▶ [Task instructions]: Gather all lines from the material that contain the word "this".

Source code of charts
┄┄┄┄┄┄
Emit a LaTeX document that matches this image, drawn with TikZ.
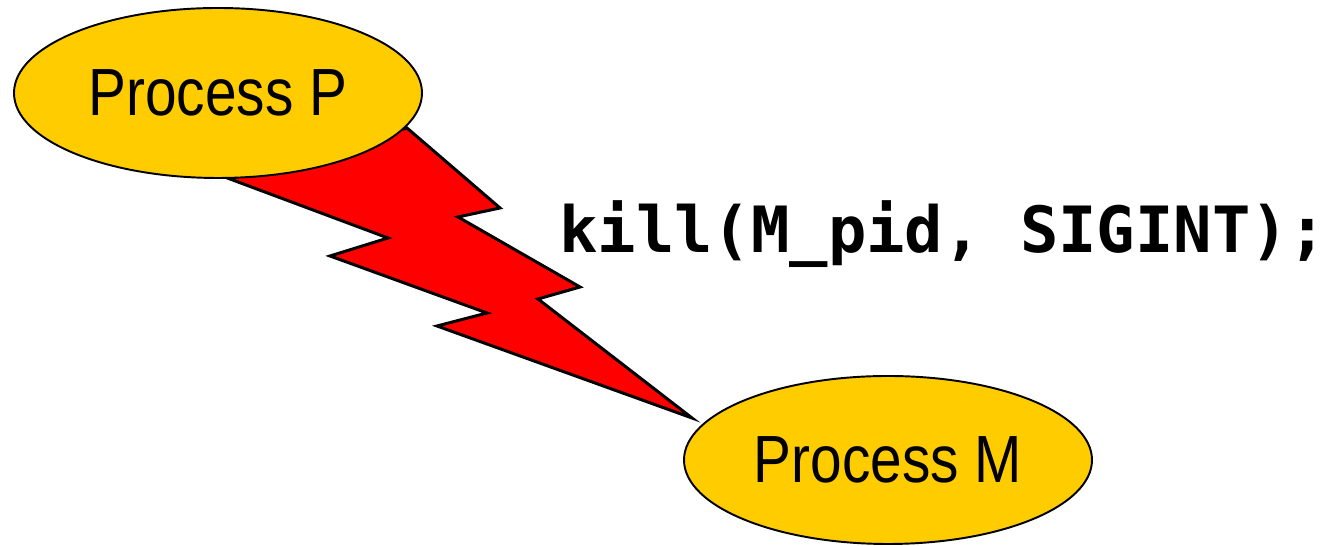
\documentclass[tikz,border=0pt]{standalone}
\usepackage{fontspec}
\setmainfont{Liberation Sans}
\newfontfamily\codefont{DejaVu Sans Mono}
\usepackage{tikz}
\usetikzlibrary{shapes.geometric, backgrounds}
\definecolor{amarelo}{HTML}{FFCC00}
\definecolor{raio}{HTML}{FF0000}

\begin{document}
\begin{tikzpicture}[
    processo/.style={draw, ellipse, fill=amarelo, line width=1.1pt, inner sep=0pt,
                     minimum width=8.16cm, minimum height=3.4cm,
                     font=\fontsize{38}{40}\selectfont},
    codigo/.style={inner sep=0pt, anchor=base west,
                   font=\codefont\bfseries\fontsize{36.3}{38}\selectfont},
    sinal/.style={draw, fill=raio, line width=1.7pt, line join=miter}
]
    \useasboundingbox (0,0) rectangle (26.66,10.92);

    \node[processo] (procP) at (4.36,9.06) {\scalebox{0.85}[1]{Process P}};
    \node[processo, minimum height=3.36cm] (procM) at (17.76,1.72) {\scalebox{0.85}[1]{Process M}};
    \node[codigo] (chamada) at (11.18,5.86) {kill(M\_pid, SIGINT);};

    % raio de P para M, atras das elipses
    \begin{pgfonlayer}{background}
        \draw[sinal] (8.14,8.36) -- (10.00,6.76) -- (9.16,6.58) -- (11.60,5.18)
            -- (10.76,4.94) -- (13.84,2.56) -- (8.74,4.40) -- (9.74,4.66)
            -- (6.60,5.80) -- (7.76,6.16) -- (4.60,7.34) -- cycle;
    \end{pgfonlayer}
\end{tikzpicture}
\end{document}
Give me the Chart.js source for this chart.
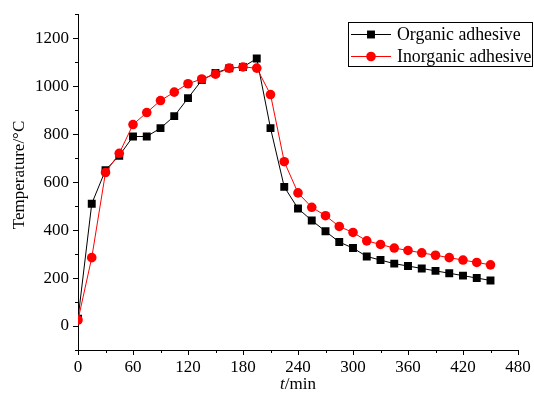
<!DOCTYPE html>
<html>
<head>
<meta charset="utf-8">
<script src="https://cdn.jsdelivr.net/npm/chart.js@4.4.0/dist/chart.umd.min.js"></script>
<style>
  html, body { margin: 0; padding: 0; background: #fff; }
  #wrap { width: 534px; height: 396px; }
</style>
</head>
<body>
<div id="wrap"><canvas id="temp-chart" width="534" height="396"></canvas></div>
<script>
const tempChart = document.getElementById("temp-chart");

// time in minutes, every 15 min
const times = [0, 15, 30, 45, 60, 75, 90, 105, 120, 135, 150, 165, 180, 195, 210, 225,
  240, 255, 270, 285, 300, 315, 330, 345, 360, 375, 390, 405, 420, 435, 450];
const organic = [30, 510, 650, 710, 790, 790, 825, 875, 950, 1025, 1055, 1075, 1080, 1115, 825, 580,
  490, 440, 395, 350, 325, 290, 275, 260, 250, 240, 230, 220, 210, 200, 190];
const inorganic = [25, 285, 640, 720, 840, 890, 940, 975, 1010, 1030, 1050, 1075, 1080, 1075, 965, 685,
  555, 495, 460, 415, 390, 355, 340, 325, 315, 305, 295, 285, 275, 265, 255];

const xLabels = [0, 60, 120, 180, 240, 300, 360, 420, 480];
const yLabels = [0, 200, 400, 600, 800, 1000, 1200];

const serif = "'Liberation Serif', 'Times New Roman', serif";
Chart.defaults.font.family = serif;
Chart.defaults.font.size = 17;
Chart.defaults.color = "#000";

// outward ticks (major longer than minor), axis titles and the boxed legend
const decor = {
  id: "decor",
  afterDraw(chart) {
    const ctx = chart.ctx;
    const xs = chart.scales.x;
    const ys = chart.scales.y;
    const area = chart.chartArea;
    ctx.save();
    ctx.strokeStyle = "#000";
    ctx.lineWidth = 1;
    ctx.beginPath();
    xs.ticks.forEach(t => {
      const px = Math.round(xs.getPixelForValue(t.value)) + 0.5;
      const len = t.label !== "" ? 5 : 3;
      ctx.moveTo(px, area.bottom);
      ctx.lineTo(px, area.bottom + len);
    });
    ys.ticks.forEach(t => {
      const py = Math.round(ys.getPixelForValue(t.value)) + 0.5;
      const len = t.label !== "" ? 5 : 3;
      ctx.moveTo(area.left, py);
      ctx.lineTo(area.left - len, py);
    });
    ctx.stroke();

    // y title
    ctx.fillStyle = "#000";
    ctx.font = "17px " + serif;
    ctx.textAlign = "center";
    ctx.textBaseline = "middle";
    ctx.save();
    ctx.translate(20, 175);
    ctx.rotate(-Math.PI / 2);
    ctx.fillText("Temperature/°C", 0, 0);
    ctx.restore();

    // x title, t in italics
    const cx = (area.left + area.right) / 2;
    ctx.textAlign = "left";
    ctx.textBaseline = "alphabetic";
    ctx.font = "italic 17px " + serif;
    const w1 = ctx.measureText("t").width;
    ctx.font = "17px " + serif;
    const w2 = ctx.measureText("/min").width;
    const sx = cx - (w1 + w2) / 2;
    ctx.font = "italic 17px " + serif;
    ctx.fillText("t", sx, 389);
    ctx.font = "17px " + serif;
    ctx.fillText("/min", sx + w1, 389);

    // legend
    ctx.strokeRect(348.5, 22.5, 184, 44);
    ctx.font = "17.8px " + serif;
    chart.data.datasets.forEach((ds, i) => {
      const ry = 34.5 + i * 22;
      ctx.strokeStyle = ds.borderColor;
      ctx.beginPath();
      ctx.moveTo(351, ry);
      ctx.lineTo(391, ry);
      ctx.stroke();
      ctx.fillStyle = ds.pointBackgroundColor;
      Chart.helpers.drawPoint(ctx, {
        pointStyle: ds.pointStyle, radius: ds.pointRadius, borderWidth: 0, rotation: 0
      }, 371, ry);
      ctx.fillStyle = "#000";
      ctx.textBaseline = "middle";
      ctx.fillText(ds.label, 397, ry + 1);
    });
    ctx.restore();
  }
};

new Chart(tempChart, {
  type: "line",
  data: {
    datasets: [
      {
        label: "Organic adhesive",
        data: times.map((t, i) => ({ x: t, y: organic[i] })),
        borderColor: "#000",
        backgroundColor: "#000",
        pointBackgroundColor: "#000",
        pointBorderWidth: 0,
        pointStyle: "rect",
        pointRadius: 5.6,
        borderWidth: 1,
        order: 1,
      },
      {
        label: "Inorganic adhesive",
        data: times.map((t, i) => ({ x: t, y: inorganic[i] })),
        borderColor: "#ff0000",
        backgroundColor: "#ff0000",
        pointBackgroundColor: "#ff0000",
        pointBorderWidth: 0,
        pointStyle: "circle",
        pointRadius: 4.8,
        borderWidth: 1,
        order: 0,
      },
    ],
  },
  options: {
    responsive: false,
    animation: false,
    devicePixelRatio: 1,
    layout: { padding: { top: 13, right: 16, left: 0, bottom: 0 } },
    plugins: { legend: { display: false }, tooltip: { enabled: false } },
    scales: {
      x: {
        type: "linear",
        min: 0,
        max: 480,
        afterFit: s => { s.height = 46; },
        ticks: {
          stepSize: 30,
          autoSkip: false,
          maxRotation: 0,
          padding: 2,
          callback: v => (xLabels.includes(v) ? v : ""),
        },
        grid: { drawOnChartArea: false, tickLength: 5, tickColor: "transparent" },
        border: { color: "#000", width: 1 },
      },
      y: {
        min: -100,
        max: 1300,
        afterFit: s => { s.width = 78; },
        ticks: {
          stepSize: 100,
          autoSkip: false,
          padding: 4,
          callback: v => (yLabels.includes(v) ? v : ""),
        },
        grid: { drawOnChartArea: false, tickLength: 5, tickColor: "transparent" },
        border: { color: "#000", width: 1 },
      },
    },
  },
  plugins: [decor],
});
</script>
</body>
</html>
┄┄┄┄┄┄
▶ [Task response]:
Emit a LaTeX document that matches this image, drawn with TikZ.
Give me the Chart.js source for this chart.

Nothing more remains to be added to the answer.